» PROBLEM DETAILS: Locate the line that contains "Output the component" and the line that contains "H24 V16 H16". Copy both of them exactly, together with every line between them, and no others.

-----

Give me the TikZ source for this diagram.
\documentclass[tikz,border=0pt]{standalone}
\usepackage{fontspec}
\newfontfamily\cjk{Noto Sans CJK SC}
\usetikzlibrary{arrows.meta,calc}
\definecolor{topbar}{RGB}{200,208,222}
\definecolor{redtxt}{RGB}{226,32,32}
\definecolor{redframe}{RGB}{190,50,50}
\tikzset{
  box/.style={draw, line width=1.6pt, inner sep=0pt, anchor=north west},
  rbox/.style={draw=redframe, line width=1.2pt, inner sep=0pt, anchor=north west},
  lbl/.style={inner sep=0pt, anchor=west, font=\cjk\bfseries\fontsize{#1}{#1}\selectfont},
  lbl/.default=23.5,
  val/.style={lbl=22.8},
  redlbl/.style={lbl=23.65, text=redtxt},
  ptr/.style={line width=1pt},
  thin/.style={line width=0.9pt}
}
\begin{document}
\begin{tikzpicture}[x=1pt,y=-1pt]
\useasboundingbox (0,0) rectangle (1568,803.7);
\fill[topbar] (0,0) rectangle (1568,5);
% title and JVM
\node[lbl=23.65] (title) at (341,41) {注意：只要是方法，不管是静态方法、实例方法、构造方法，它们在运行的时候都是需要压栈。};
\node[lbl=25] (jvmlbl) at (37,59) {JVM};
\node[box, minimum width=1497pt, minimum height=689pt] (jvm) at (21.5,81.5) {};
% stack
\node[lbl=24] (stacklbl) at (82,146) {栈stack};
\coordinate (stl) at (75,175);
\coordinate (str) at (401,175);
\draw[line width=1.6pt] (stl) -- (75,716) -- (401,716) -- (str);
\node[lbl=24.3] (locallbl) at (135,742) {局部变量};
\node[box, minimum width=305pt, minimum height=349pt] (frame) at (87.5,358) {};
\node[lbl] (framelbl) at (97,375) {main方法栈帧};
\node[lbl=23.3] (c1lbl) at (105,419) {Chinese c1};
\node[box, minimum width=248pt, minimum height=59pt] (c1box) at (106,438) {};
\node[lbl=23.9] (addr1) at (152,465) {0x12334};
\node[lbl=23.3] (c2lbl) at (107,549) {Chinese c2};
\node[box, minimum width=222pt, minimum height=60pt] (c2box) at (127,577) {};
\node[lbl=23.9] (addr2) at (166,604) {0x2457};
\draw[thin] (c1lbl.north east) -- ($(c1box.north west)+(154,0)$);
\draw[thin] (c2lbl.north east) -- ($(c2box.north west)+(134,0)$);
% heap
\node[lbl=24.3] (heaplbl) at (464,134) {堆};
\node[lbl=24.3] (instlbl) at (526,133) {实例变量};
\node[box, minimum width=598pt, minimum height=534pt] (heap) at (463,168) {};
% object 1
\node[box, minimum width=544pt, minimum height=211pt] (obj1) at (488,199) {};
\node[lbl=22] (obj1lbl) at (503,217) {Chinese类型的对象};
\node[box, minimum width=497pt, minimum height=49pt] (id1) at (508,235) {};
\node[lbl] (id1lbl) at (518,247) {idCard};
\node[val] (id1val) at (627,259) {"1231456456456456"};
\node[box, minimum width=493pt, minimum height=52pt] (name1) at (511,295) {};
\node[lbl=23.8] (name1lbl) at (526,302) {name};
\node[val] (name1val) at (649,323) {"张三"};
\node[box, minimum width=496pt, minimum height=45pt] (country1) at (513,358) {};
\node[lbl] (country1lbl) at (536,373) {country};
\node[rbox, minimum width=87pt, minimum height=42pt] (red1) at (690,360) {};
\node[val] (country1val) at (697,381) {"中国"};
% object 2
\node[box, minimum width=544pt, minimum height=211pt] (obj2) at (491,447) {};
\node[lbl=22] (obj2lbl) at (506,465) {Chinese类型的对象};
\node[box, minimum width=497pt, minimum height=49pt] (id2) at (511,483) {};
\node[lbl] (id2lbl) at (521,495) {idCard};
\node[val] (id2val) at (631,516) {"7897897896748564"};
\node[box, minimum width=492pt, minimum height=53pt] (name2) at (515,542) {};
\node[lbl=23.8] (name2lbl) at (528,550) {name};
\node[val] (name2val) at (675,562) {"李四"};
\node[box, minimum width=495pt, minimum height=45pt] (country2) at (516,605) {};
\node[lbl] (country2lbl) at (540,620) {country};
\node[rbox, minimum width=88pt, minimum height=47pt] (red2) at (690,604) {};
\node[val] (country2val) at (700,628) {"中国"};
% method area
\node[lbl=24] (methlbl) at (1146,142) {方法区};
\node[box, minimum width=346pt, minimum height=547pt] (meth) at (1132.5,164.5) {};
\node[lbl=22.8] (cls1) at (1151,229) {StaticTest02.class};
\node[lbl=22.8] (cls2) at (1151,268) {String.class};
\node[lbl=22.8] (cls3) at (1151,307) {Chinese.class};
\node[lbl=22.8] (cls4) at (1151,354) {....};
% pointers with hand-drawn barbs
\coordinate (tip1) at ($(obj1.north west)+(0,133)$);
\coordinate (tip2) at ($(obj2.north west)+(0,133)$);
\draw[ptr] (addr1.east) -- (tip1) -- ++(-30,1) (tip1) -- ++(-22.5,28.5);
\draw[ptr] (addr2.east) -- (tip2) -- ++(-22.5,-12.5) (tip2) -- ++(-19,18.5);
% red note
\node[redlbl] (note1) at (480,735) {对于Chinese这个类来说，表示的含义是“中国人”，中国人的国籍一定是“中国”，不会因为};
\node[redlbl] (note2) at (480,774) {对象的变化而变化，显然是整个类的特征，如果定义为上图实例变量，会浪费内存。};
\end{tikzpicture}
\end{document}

-----

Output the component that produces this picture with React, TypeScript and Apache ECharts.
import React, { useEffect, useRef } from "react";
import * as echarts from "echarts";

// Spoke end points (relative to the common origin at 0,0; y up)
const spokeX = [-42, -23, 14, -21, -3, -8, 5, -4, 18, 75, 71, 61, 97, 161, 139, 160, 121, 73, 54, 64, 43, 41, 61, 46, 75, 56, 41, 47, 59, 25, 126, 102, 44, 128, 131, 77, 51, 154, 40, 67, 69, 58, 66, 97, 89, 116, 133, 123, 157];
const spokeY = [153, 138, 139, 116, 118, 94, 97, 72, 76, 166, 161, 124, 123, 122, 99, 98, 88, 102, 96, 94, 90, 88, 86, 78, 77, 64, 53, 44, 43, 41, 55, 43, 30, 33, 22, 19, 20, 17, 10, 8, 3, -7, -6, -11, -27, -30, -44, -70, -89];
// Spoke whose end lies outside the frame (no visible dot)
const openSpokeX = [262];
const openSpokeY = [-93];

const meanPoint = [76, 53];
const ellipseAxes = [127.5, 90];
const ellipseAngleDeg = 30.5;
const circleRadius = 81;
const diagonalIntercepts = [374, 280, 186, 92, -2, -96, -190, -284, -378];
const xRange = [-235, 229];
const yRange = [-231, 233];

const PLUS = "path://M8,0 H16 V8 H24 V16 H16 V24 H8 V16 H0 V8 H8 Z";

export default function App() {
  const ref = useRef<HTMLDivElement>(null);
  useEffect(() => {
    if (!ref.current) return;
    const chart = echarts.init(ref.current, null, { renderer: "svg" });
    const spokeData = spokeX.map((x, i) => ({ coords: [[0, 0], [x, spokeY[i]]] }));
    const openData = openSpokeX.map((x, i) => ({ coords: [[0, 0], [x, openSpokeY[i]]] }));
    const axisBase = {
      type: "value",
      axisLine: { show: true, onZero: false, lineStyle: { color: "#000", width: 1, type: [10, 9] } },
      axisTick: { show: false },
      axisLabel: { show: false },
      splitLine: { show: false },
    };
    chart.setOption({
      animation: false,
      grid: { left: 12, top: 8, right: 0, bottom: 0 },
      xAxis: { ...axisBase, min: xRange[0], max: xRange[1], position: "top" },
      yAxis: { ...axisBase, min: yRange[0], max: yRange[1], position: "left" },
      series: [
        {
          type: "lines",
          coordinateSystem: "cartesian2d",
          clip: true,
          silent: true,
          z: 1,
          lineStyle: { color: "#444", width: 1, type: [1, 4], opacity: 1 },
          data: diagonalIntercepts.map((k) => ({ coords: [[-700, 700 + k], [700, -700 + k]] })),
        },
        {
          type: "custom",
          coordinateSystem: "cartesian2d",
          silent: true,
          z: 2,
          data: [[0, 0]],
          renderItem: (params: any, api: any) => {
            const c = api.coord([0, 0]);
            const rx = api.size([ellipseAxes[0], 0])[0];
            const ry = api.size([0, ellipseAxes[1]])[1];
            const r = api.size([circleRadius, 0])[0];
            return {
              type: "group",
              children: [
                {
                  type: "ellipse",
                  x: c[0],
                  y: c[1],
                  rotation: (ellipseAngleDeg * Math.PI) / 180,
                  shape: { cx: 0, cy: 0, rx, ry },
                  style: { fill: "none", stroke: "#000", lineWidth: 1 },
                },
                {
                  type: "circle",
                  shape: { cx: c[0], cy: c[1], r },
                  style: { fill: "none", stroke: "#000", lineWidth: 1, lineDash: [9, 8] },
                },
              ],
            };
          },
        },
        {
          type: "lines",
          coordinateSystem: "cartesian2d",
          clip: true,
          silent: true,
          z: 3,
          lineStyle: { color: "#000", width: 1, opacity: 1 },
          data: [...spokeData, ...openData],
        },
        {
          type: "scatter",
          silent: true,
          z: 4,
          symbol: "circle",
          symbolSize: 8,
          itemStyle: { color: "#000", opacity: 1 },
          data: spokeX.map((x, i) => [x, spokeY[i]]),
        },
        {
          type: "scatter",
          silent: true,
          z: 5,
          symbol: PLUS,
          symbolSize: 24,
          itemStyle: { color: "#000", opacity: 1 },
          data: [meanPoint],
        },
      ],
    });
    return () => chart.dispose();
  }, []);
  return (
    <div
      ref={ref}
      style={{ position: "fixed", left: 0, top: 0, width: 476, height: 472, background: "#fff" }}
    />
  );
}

-----

» RESULT OF THIS TASK:
Output the component that produces this picture with React, TypeScript and Apache ECharts.
import React, { useEffect, useRef } from "react";
import * as echarts from "echarts";

// Spoke end points (relative to the common origin at 0,0; y up)
const spokeX = [-42, -23, 14, -21, -3, -8, 5, -4, 18, 75, 71, 61, 97, 161, 139, 160, 121, 73, 54, 64, 43, 41, 61, 46, 75, 56, 41, 47, 59, 25, 126, 102, 44, 128, 131, 77, 51, 154, 40, 67, 69, 58, 66, 97, 89, 116, 133, 123, 157];
const spokeY = [153, 138, 139, 116, 118, 94, 97, 72, 76, 166, 161, 124, 123, 122, 99, 98, 88, 102, 96, 94, 90, 88, 86, 78, 77, 64, 53, 44, 43, 41, 55, 43, 30, 33, 22, 19, 20, 17, 10, 8, 3, -7, -6, -11, -27, -30, -44, -70, -89];
// Spoke whose end lies outside the frame (no visible dot)
const openSpokeX = [262];
const openSpokeY = [-93];

const meanPoint = [76, 53];
const ellipseAxes = [127.5, 90];
const ellipseAngleDeg = 30.5;
const circleRadius = 81;
const diagonalIntercepts = [374, 280, 186, 92, -2, -96, -190, -284, -378];
const xRange = [-235, 229];
const yRange = [-231, 233];

const PLUS = "path://M8,0 H16 V8 H24 V16 H16 V24 H8 V16 H0 V8 H8 Z";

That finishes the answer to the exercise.